Every few seconds: whoosh, there goes another one!

Even though I know the shooting stars are meteors, it still seems, when I see one, like I am watching a “star” detach itself from the dark heavens and fling itself across the blackness of space.

Lately I have been restless, wanting that freedom, the ability to detach myself from the background and streak forwards towards an unknown destination. This is strange for me, as I have been someone who has hung on firmly to my corner of the universe for my whole life, very rarely venturing beyond the borders of what I know and love.

I have the sense that maybe I’m not alone in this.

It seems like we are once again entering a time to “let our freak flags fly,” as Jimi Hendrix and Crosby, Stills, Nash & Young put it during the tumultuous 1960s. Time to let go of the customs and habits we’ve accepted as normal, and held on to as if they were the answer to the question we were never taught to ask.

Question: If you’re born as a human being, what is your life all about? Why are you here? What are you meant to be doing with your “one precious life” (Mary Oliver)?

To some degree, I think the answer is both simpler and more complex than we might expect.

We are here to be the soul of the Earth, the anima mundi, the means by which the planet can see, hear, touch, feel and understand herself. The other living beings perform this function too, of course. But only Homo sapiens, so far, has the ability to see into the future and evaluate the past. Through our amazing technological ability, we can foresee when the meteor shower will come, not just this year but for the years to come as well.
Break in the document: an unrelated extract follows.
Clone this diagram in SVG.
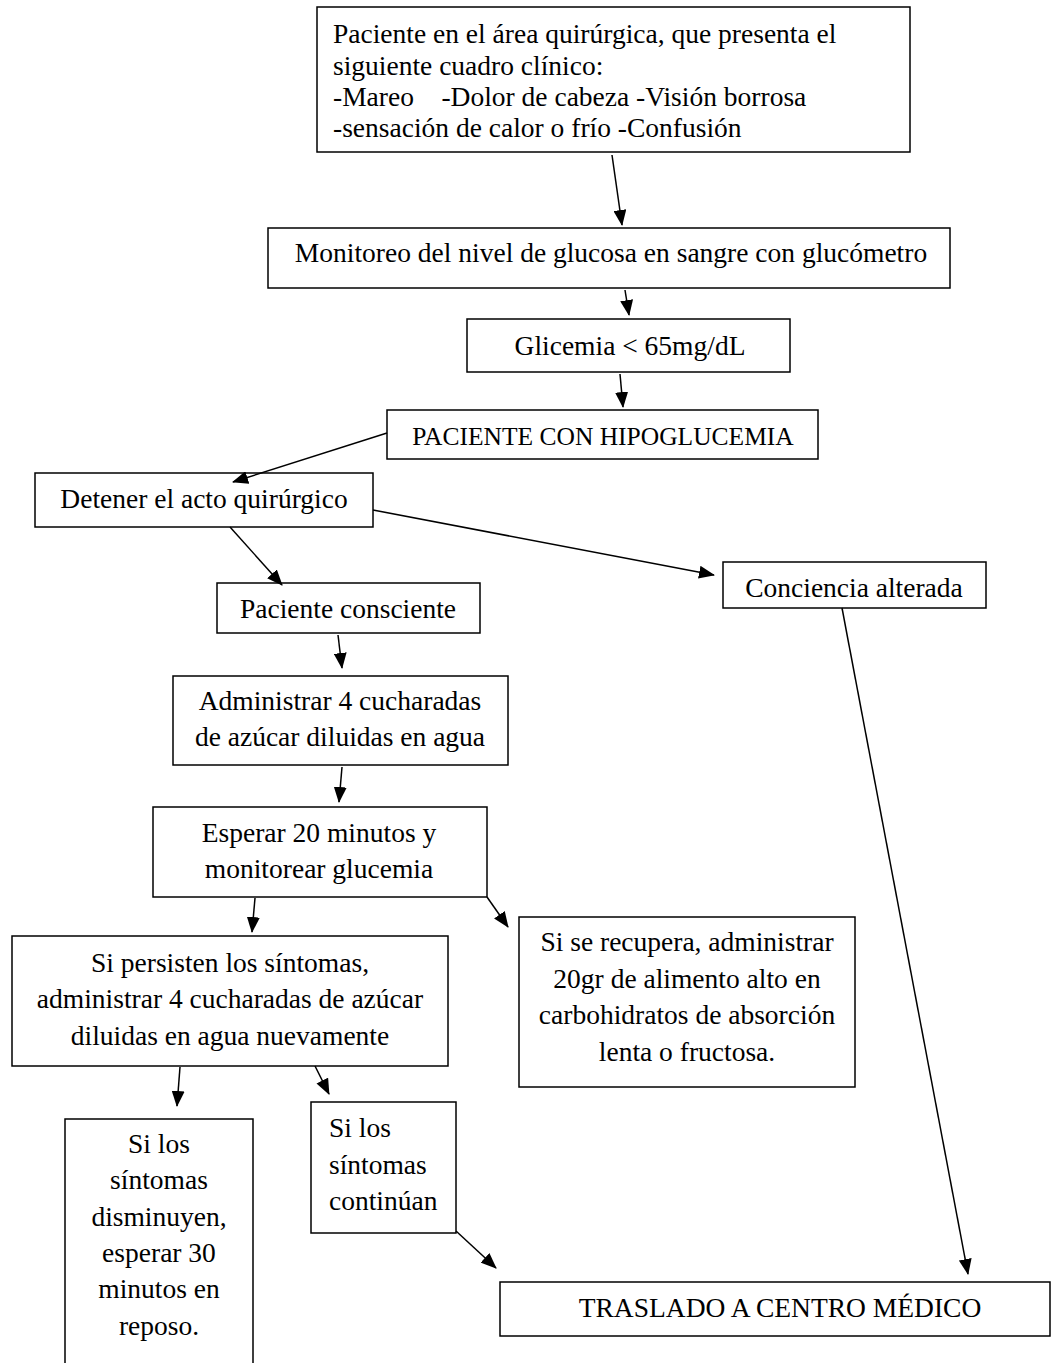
<svg xmlns="http://www.w3.org/2000/svg" width="1054" height="1363" viewBox="0 0 1054 1363">
<style>
.b{fill:#fff;stroke:#000;stroke-width:1.5}
.t{font-family:"Liberation Serif","Times New Roman",serif;font-size:27.5px;fill:#000}
.c{text-anchor:middle}
.e{stroke:#000;stroke-width:1.5;fill:none;marker-end:url(#a)}
</style>
<defs>
<marker id="a" markerWidth="16" markerHeight="13" refX="15" refY="6.5" orient="auto" markerUnits="userSpaceOnUse" viewBox="0 0 16 13">
<path d="M0,0 L16,6.5 L0,13 z" fill="#000"/>
</marker>
</defs>
<rect width="1054" height="1363" fill="#fff"/>
<g id="n1"><rect class="b" x="317" y="7" width="593" height="145"/>
<text class="t" x="333" y="43">Paciente en el área quirúrgica, que presenta el</text>
<text class="t" x="333" y="75">siguiente cuadro clínico:</text>
<text class="t" x="333" y="106" xml:space="preserve">-Mareo    -Dolor de cabeza -Visión borrosa</text>
<text class="t" x="333" y="137">-sensación de calor o frío -Confusión</text></g>
<g id="n2"><rect class="b" x="268" y="228" width="682" height="60"/>
<text class="t c" x="611" y="262">Monitoreo del nivel de glucosa en sangre con glucómetro</text></g>
<g id="n3"><rect class="b" x="467" y="319" width="323" height="53"/>
<text class="t c" x="630" y="355">Glicemia &lt; 65mg/dL</text></g>
<g id="n4"><rect class="b" x="387" y="410" width="431" height="49"/>
<text class="t c" x="603" y="445" style="font-size:25.5px">PACIENTE CON HIPOGLUCEMIA</text></g>
<g id="n5"><rect class="b" x="35" y="473" width="338" height="54"/>
<text class="t c" x="204" y="508">Detener el acto quirúrgico</text></g>
<g id="n6"><rect class="b" x="723" y="562" width="263" height="46"/>
<text class="t c" x="854" y="597">Conciencia alterada</text></g>
<g id="n7"><rect class="b" x="217" y="583" width="263" height="50"/>
<text class="t c" x="348" y="618">Paciente consciente</text></g>
<g id="n8"><rect class="b" x="173" y="676" width="335" height="89"/>
<text class="t c" x="340" y="710">Administrar 4 cucharadas</text>
<text class="t c" x="340" y="746">de azúcar diluidas en agua</text></g>
<g id="n9"><rect class="b" x="153" y="807" width="334" height="90"/>
<text class="t c" x="319" y="842">Esperar 20 minutos y</text>
<text class="t c" x="319" y="878">monitorear glucemia</text></g>
<g id="n10"><rect class="b" x="12" y="936" width="436" height="130"/>
<text class="t c" x="230" y="972">Si persisten los síntomas,</text>
<text class="t c" x="230" y="1008">administrar 4 cucharadas de azúcar</text>
<text class="t c" x="230" y="1045">diluidas en agua nuevamente</text></g>
<g id="n11"><rect class="b" x="519" y="917" width="336" height="170"/>
<text class="t c" x="687" y="951">Si se recupera, administrar</text>
<text class="t c" x="687" y="988">20gr de alimento alto en</text>
<text class="t c" x="687" y="1024">carbohidratos de absorción</text>
<text class="t c" x="687" y="1061">lenta o fructosa.</text></g>
<g id="n12"><path class="b" d="M65,1370 V1119 H253 V1370"/>
<text class="t c" x="159" y="1153">Si los</text>
<text class="t c" x="159" y="1189">síntomas</text>
<text class="t c" x="159" y="1226">disminuyen,</text>
<text class="t c" x="159" y="1262">esperar 30</text>
<text class="t c" x="159" y="1298">minutos en</text>
<text class="t c" x="159" y="1335">reposo.</text></g>
<g id="n13"><rect class="b" x="311" y="1102" width="145" height="131"/>
<text class="t" x="329" y="1137">Si los</text>
<text class="t" x="329" y="1174">síntomas</text>
<text class="t" x="329" y="1210">continúan</text></g>
<g id="n14"><rect class="b" x="500" y="1282" width="550" height="54"/>
<text class="t c" x="780" y="1317">TRASLADO A CENTRO MÉDICO</text></g>
<g id="connectors">
<line class="e" x1="612" y1="155" x2="622" y2="225"/>
<line class="e" x1="625" y1="290" x2="629" y2="315"/>
<line class="e" x1="620" y1="374" x2="623" y2="407"/>
<line class="e" x1="387" y1="433" x2="233" y2="482"/>
<line class="e" x1="230" y1="527" x2="282" y2="585"/>
<line class="e" x1="373" y1="510" x2="714" y2="575"/>
<line class="e" x1="338" y1="635" x2="342" y2="668"/>
<line class="e" x1="342" y1="767" x2="339" y2="802"/>
<line class="e" x1="255" y1="898" x2="252" y2="932"/>
<line class="e" x1="487" y1="897" x2="508" y2="927"/>
<line class="e" x1="180" y1="1067" x2="177" y2="1106"/>
<line class="e" x1="315" y1="1066" x2="329" y2="1094"/>
<line class="e" x1="456" y1="1231" x2="496" y2="1268"/>
<line class="e" x1="842" y1="608" x2="968" y2="1274"/>
</g>
</svg>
And we can record the beauty of these showers, in writing and in images, preserving the present moment for posterity in a way that was never possible before we showed up on the planet.

We have a unique capacity to manipulate time, we humans. For better or worse, we are aware of the past and the future as well as the present moment.

I am not sure that this is really a blessing. I might be happier if I could simply detach myself and fly, like a meteor, without worrying about everything leading up to this moment, and everything that will result from my choice to let go.

In my memoir I wrote about an August night long ago when I went to watch shooting stars with a friend up on a dark hillside, just the two of us lying on a tarp, under a blanket, our warm bodies a counterpoint to the cold brilliance of the shooting stars overhead.

That night I chose not to become the lover of my companion; we went our separate ways. Does the memory of that August meteor shower haunt him as it does me? Does he feel the soul connection we made that night, still firm and unshakeable despite more than 30 years gone by?

I feel the meteors shooting across the sky all day, all night, though I cannot see them. Does that make them any less real?

Maybe it is time to detach ourselves from the tyranny of believing only what we see. Maybe it is time, despite our media obsessions, to give more credit to what we feel with our mind’s eye, with our hearts and souls.

Whoosh, there goes another one! Did you see it? Did you feel it?  There it goes!